At the March meeting of Aldersbrook Horticultural Society, we were pleased to welcome Nicola Munday, who has been a volunteer at Copped Hall since 1996, in 1995 the Copped Hall Trust was established with the aim of renovating some of the house and surrounding gardens. The parkland is now looked after by Epping Forest.
Nicola talked us through the history of the Estate, first given to Richard Fitz Aucher by King Henry II in the 1170s, he built a manor house on the land, later in the Middle Ages the estate came under the possession of the Abbot of nearby Waltham Abbey and by the 1530s Copped Hall was a massive hunting lodge. After the monasteries were dissolved by Henry VIII the Hall was bought by Sir Thomas Heneage in 1564, who built an elaborate mansion on the grounds, and it is said that Elizabeth I visited Copped Hall on two occasions. In 1623 the Hall was bought by the Earl of Middlesex who improved the house again with an elaborate gate in the style of Inigo Jones and a turning circle in front of the house. At that time records show that the gardens produced asparagus, cauliflower, apples and yellow tulips (during the time of Tulip Mania). After the English Civil War King Charles II was a fairly regular visitor to the Hall and hunted and dined there often. During those years two fountains and a pool were added as well as a real tennis court. In the 17th and 18th Centuries the house was purchased by a number of aristocratic families and in 1742 John Conyers inherited the house from his father and decided to build a new house on the site but this time in the parish of Epping (the original house was in the Parish of Waltham Abbey). The new house was built between 1751 & 1758, the old one being demolished in 1748. This was a true Georgian house with a landscaped garden, taking in views across two valleys with a HaHa to keep out deers and other wandering fauna and a four-acre walled garden.

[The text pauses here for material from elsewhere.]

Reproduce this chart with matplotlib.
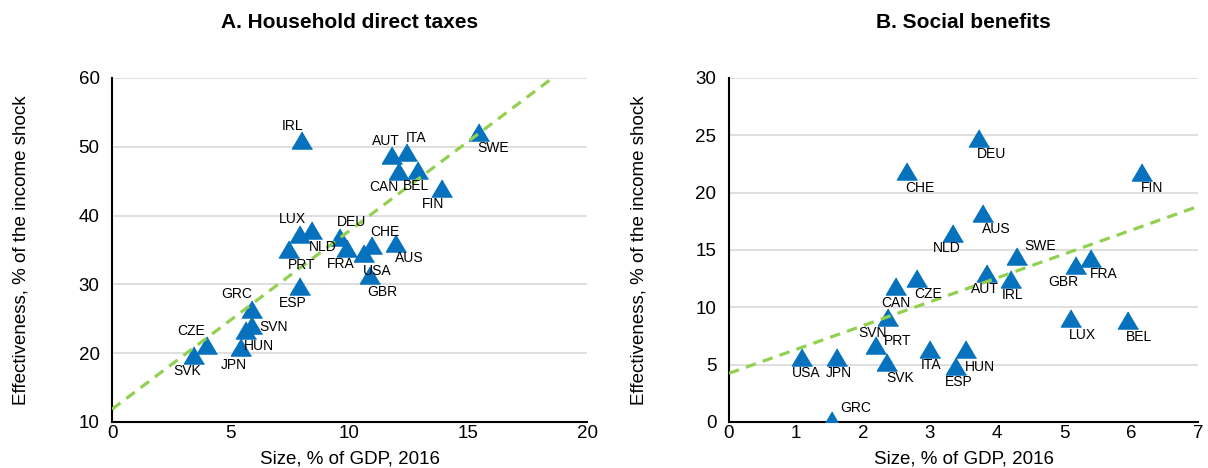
import numpy as np
import matplotlib
matplotlib.use("Agg")
import matplotlib.pyplot as plt

plt.rcParams['font.family'] = ['Liberation Sans', 'DejaVu Sans']

# Panel A: household direct taxes
tax_names = ['IRL', 'AUT', 'ITA', 'CAN', 'BEL', 'FIN', 'SWE', 'LUX', 'NLD', 'PRT',
             'DEU', 'FRA', 'USA', 'CHE', 'AUS', 'GBR', 'ESP', 'GRC', 'SVN', 'HUN',
             'JPN', 'CZE', 'SVK']
tax_size = [8.0, 11.8, 12.4, 12.1, 12.9, 13.9, 15.45, 7.9, 8.4, 7.45,
            9.6, 9.9, 10.6, 10.95, 11.95, 10.85, 7.9, 5.9, 5.9, 5.65,
            5.45, 4.0, 3.45]
tax_eff = [51.0, 48.8, 49.2, 46.5, 46.6, 44.0, 52.2, 37.3, 37.9, 35.1,
           36.9, 35.3, 34.6, 35.7, 36.0, 31.4, 29.8, 26.4, 24.1, 23.4,
           20.9, 21.2, 19.7]

# Panel B: social benefits
ben_names = ['CHE', 'NLD', 'CAN', 'CZE', 'DEU', 'FIN', 'AUS', 'SWE', 'AUT', 'IRL',
             'GBR', 'FRA', 'LUX', 'BEL', 'SVN', 'PRT', 'USA', 'JPN', 'SVK', 'ITA',
             'ESP', 'HUN', 'GRC']
ben_size = [2.66, 3.34, 2.5, 2.8, 3.73, 6.16, 3.79, 4.3, 3.85, 4.21,
            5.18, 5.4, 5.1, 5.95, 2.37, 2.19, 1.09, 1.61, 2.36, 3.0,
            3.39, 3.54, 1.54]
ben_eff = [21.9, 16.5, 11.9, 12.6, 24.8, 21.8, 18.2, 14.5, 13.0, 12.5,
           13.7, 14.3, 9.1, 8.9, 9.2, 6.7, 5.7, 5.7, 5.2, 6.4,
           4.9, 6.4, 0.2]

# label offsets in pixels (dx, dy), y up
tax_off = [(-9, 14), (-6, 14), (10, 14), (-16, -16), (-2, -16), (-9, -16), (14, -16),
           (-7, 15), (11, -17), (13, -16), (12, 15), (-6, -16), (13, -18), (13, 13),
           (13, -15), (13, -17), (-7, -17), (-15, 15), (21, -2), (13, -16),
           (-8, -18), (-16, 14), (-7, -16)]
ben_off = [(13, -17), (-6, -15), (-1, -17), (12, -16), (13, -16), (10, -16), (13, -16),
           (23, 10), (-2, -16), (1, -16), (-13, -17), (13, -16), (12, -17), (11, -17),
           (-15, -16), (22, 4), (4, -16), (2, -16), (13, -16), (1, -16),
           (3, -16), (14, -18), (24, 12)]

blue = '#0672bd'
green = '#92d050'
tri = [(0, 0.85), (-1, -0.85), (1, -0.85)]

fig = plt.figure(figsize=(12.08, 4.68), dpi=100)
axA = fig.add_axes([112/1208, 46/468, 475/1208, 344/468])
axB = fig.add_axes([729/1208, 46/468, 469/1208, 344/468])


def panel(ax, names, xs, ys, offs, xlim, ylim, xt, yt):
    ax.set_xlim(*xlim)
    ax.set_ylim(*ylim)
    ax.set_xticks(xt)
    ax.set_yticks(yt)
    ax.grid(axis='y', color='#d9d9d9', lw=1.2)
    ax.set_axisbelow(True)
    for s in ['top', 'right']:
        ax.spines[s].set_visible(False)
    for s in ['left', 'bottom']:
        ax.spines[s].set_linewidth(1.5)
    ax.tick_params(length=0, labelsize=13.5)
    ax.tick_params(axis='x', pad=2)
    ax.tick_params(axis='y', pad=9)
    ax.plot(xs, ys, ls='none', marker=tri, ms=14.5, color=blue, zorder=3)
    # linear trend
    b, a = np.polyfit(xs, ys, 1)
    tx = np.array(xlim, dtype=float)
    ax.plot(tx, a + b * tx, color=green, lw=2.3, dashes=(3.3, 2.3), zorder=4)
    for n, x, y, (dx, dy) in zip(names, xs, ys, offs):
        ax.annotate(n, (x, y), xytext=(dx, dy), textcoords='offset pixels',
                    ha='center', va='center', fontsize=10, zorder=5)


panel(axA, tax_names, tax_size, tax_eff, tax_off, (0, 20), (10, 60),
      [0, 5, 10, 15, 20], [10, 20, 30, 40, 50, 60])
panel(axB, ben_names, ben_size, ben_eff, ben_off, (0, 7), (0, 30),
      range(8), range(0, 31, 5))

fig.text(349.5/1208, 1 - 22/468, 'A. Household direct taxes', ha='center', va='center',
         fontsize=15, fontweight='bold')
fig.text(963.5/1208, 1 - 22/468, 'B. Social benefits', ha='center', va='center',
         fontsize=15, fontweight='bold')
for cx in [349.5, 963.5]:
    fig.text(cx/1208, 4/468, 'Size, % of GDP, 2016', ha='center', va='baseline', fontsize=13.5)
for cx in [21, 639]:
    fig.text(cx/1208, 1 - 250/468, 'Effectiveness, % of the income shock', ha='center',
             va='center', rotation=90, fontsize=13.5)

fig.savefig('out.png', dpi=100)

By the beginning of the 20th Century the Estate was owned by George Wythes who had made his money building railway lines in India but in 1917 the house was gutted by fire caused by an electrical fault. The family moved into Wood House on the estate and during the Second World War the garden was looked after by local women and a couple of men unfit for service. In 1950 the house was sold and stripped of desirable building materials with many statues and pieces of architecture sold to other stately homes.
In 1995 the Hall and surrounding land was purchased by the Copped Hall Trust – a group of people with the aim of preserving the ground and first floor of the house and some of the gardens. She showed us some lovely pictures of the garden as it is now – from fruit trees in the walled garden, bluebells, in surrounding grassy areas, specimen trees on the lawn and Spring bulbs in the rock garden. We hope to organise a trip to Copped Hall in the Autumn.